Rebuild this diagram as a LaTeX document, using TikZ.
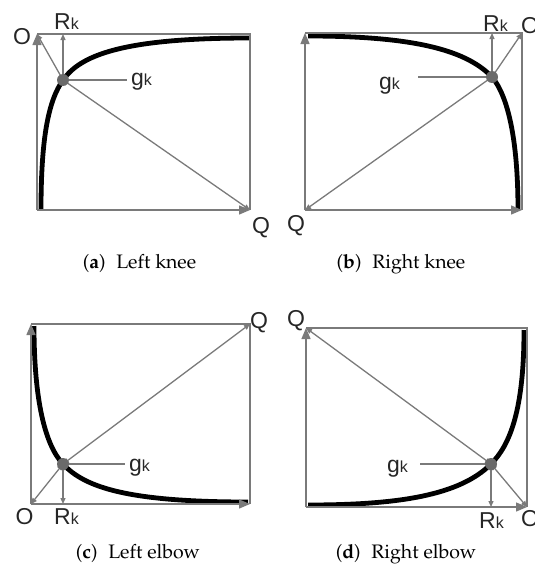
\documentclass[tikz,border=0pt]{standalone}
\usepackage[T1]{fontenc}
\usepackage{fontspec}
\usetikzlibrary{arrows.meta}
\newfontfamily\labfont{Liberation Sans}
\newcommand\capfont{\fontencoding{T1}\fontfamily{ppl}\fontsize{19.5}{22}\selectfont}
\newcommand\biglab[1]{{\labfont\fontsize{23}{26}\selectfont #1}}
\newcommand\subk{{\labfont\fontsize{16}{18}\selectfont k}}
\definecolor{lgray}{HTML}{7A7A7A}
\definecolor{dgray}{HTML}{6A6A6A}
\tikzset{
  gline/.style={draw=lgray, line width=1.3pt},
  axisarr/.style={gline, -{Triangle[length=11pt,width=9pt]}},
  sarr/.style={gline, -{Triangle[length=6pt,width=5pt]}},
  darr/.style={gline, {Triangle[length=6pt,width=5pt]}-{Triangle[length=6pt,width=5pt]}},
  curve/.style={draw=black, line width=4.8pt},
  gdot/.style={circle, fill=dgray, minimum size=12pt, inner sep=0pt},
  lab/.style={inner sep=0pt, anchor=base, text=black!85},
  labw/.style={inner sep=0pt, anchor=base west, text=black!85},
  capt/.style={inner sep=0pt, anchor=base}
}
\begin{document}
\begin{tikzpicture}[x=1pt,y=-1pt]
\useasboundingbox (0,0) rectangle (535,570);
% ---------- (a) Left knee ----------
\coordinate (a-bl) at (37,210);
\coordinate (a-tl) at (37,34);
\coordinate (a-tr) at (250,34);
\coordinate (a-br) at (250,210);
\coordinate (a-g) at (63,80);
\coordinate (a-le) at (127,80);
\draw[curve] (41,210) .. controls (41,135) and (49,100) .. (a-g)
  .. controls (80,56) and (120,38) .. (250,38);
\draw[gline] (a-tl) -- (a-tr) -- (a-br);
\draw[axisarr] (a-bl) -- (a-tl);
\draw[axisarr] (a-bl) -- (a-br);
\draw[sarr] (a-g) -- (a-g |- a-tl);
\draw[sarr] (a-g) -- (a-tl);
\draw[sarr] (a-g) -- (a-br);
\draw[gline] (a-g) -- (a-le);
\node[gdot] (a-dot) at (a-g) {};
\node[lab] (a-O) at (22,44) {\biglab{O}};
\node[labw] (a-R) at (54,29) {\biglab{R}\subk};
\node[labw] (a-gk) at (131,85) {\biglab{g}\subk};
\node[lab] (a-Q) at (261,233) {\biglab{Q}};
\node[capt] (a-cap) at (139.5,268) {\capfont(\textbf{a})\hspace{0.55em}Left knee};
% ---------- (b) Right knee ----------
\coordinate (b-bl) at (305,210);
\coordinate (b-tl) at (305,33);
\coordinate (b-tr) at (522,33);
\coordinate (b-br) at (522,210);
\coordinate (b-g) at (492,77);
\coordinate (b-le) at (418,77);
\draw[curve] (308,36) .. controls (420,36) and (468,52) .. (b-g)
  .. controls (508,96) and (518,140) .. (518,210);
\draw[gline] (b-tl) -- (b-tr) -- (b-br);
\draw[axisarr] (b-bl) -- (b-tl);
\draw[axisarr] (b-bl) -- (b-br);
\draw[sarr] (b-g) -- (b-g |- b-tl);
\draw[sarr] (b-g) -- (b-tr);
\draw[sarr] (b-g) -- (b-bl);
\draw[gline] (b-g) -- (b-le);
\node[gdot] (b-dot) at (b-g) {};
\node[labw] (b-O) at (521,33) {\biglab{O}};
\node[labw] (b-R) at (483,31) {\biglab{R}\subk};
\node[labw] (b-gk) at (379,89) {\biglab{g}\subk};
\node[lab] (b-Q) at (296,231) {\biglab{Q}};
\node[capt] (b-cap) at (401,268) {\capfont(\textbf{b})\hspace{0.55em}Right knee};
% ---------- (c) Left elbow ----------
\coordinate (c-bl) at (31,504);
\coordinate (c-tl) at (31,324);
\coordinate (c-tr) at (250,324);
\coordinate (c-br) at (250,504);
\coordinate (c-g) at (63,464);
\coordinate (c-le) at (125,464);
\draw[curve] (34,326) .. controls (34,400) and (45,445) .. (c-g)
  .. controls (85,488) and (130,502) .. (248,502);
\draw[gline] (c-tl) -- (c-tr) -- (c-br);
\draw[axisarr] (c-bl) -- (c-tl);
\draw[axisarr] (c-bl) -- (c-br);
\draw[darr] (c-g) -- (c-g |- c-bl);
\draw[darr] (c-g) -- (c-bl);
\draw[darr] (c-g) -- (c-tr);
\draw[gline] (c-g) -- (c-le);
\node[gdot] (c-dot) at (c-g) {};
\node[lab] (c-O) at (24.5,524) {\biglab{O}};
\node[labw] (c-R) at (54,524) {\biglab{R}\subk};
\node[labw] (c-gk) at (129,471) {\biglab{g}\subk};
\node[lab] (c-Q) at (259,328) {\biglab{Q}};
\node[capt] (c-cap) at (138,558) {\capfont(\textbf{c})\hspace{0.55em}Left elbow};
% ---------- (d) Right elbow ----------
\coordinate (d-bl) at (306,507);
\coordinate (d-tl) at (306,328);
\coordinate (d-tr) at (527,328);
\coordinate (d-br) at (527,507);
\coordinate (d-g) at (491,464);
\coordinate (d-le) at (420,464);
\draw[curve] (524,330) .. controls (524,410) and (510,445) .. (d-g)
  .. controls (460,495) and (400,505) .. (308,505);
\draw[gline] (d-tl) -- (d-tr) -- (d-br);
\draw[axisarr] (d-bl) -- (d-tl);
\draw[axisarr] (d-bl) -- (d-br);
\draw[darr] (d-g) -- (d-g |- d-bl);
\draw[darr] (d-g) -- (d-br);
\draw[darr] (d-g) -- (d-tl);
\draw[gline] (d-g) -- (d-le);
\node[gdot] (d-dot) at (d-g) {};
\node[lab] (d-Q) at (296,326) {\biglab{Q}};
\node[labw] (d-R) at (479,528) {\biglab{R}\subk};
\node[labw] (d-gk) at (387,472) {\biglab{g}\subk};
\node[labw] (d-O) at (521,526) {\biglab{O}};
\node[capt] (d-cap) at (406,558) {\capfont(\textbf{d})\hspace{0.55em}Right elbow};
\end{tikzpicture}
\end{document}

==

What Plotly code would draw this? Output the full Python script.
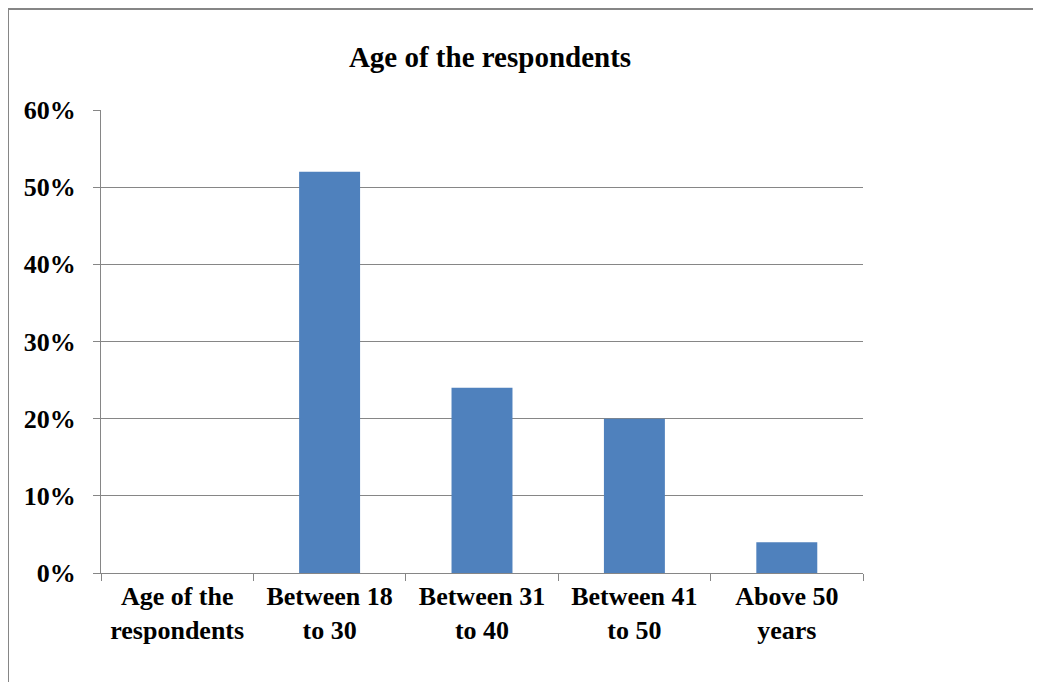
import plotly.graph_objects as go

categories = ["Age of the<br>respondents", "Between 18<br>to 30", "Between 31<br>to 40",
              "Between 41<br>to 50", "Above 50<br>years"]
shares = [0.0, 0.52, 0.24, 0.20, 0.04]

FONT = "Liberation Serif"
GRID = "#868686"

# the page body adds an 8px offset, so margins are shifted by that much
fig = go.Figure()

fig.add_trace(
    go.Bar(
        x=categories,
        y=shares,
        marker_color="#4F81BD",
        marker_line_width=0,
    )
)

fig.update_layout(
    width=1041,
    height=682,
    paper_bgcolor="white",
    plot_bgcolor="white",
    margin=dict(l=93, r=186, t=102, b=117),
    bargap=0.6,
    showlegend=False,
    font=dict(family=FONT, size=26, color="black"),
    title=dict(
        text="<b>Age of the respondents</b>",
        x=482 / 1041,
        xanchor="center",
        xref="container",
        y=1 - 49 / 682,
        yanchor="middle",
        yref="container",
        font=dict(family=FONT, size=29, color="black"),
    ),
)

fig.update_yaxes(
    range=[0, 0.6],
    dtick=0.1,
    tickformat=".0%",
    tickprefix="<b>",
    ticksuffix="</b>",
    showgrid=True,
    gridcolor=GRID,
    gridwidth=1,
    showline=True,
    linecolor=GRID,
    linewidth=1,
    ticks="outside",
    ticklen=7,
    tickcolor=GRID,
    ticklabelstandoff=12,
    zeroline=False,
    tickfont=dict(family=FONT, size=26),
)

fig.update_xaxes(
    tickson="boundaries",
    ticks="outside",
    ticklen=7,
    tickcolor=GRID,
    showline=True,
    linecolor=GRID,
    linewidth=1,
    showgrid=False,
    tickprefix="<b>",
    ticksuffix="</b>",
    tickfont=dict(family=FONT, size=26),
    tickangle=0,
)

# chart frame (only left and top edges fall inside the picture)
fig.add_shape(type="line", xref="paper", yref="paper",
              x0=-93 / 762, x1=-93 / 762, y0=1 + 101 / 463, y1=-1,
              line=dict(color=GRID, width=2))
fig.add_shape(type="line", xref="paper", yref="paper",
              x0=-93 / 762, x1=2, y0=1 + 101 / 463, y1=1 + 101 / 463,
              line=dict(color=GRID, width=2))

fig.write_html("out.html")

--- DIRECTIVE ---
Of the lines above, quote exactly those from the one with "What Plotly code" through the one with "fig = go.Figure()", ends included; pictures stay out.

--- ANSWER IN FULL ---
What Plotly code would draw this? Output the full Python script.
import plotly.graph_objects as go

categories = ["Age of the<br>respondents", "Between 18<br>to 30", "Between 31<br>to 40",
              "Between 41<br>to 50", "Above 50<br>years"]
shares = [0.0, 0.52, 0.24, 0.20, 0.04]

FONT = "Liberation Serif"
GRID = "#868686"

# the page body adds an 8px offset, so margins are shifted by that much
fig = go.Figure()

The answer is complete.